Paragraph 1- If someone went down to a field as a form of collateral he cannot obtain a presumption of ownership if it is known that he went down for collateral. If there was only a mere rumor the law was explained in Siman 149. Nevertheless, it is still a good idea for the party whose field was taken as collateral to object every three years in case the possessor were to hide the collateral document once the context was forgotten and claim he purchased the field, as we find in the case where a party gave his vineyard as collateral to his counterparty for 10 years and after three years the possessor said, “if you sell me the vineyard, great, but if not I will hide the collateral document and claim I purchased the vineyard.”

Paragraph 2- If the party whose field was taken as collateral gave the property to his son as a gift and then made a sale document to the party who took the collateral, the sale document is of no effect and the money the buyer gave over the price of the collateral is merely an oral loan.
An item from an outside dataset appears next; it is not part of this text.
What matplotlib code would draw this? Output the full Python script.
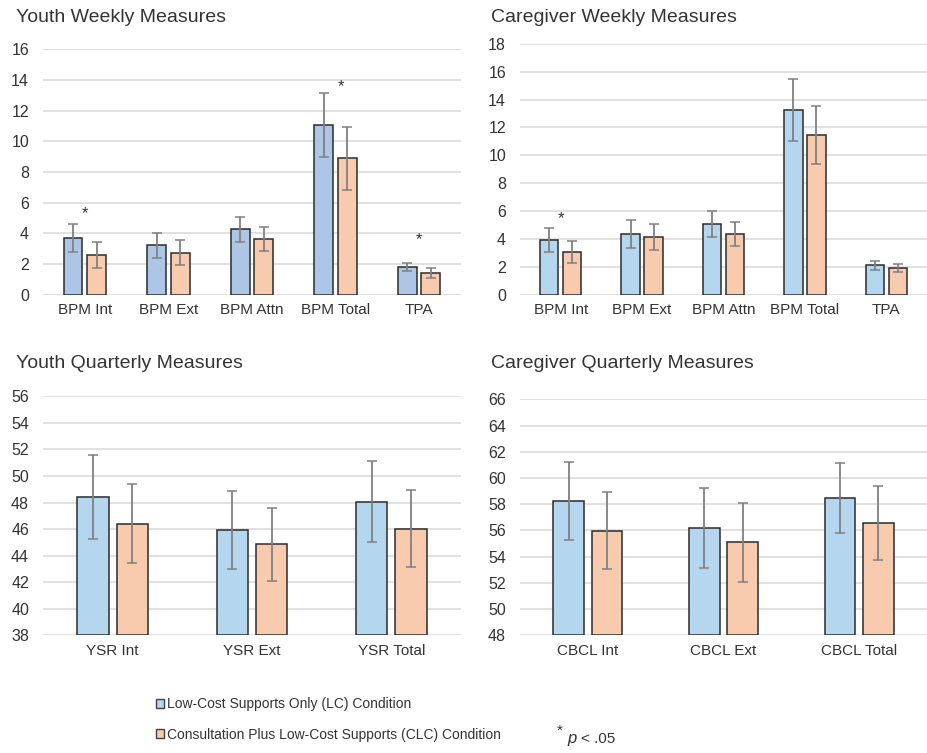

Paragraph 3- In a case where it is known that the possessor went down to the field as collateral, there are those who say that the possessor can never obtain a presumption, even if it was known that the timeframe of the collateral had completed and the possessor remained in the property for three years following its completion. There are others that say that if the possessor consumed three years following the completion of the timeframe of the collateral, he would obtain a presumption. There are others that say that if witnesses testified that this field was a collateral for the possessor but they do not know for how many years, even if the possessor were to have possession for many years, he would not obtain a presumption. If they simply testified that it was collateral and the possessor consumed three years following the first year, he would obtain a presumption because the default timeframe for collateral is one year.

Paragraph 4- If Reuven went down to Shimon’s field as collateral and Reuven had another oral claim against Shimon that he is unable to collect on and the timeframe for the collateral has completed and Reuven wants to retain the field and consume its fruits up to the value of the outstanding debt against Shimon and only then return the field and it is known that Reuven went down to the field as collateral, Reuven would not be believed, even if he had possession for three years. Rather, he must return the property immediately because the timeframe for the collateral had completed. If it is not know that Reuven went down as collateral, Reuven would be believed with an oath on his other claims with a migu that he could have hid the collateral-document and claimed that he purchased the property. This is only where Reuven already consumed the fruits up to the value of the debt he is claiming against Shimon. If he comes to make a claim before he consumed the fruits, however, he would not be believed to keep the property in his possession.

Paragraph 5- If it is not known that Reuven went down for to the field for collateral, but there was such a rumor, and the rumor emerged before Reuven took possession, he would not be believed to say he purchased the property. If the rumor emerged after he took possession for three years and he claims he purchased the property, he would be believed. If, however, he claims he has another debt and wants to retain the property until he consumed the amount owed with a migu that he could have claimed he purchased it, he would not be believed because the power of his migu has been weakened once the rumor emerged that he went down to the field as collateral and that is the real reason he did not want to claim he purchased the property.

Paragraph 6- The same laws that apply between Reuven and Shimon apply between Reuven and Shimon’s inheritors in a case where Shimon died and Reuven comes to make a claim against Shimon’s inheritors. If it is a case where he is able to claim he purchased the field, he is also believed with respect to the fruits he consumed up until the amount of the outstanding debt. If he is unable to claim he purchased the field, he is also not believed on the other claim. The only difference here is that there are those that say that the father could make the possessor swear on a certain claim, whether on the primary claim of the other debt or on the migu claim that he purchased the field, whereas in the case of orphans who cannot make a certain claim, he would collect without an oath. There are those that say that anything the father can claim and make the other side swear on, we would claim on behalf of the orphans, even if it was an uncertain claim.

Paragraph 7- If a party went down to the property as collateral and consumed three years and there are no witnesses that he obtained the field as collateral and he claims he has the right to retain the field as collateral for another two years, he would be believed with a migu that he purchased the field, even if the lender claims he had a collateral-document and misplaced it.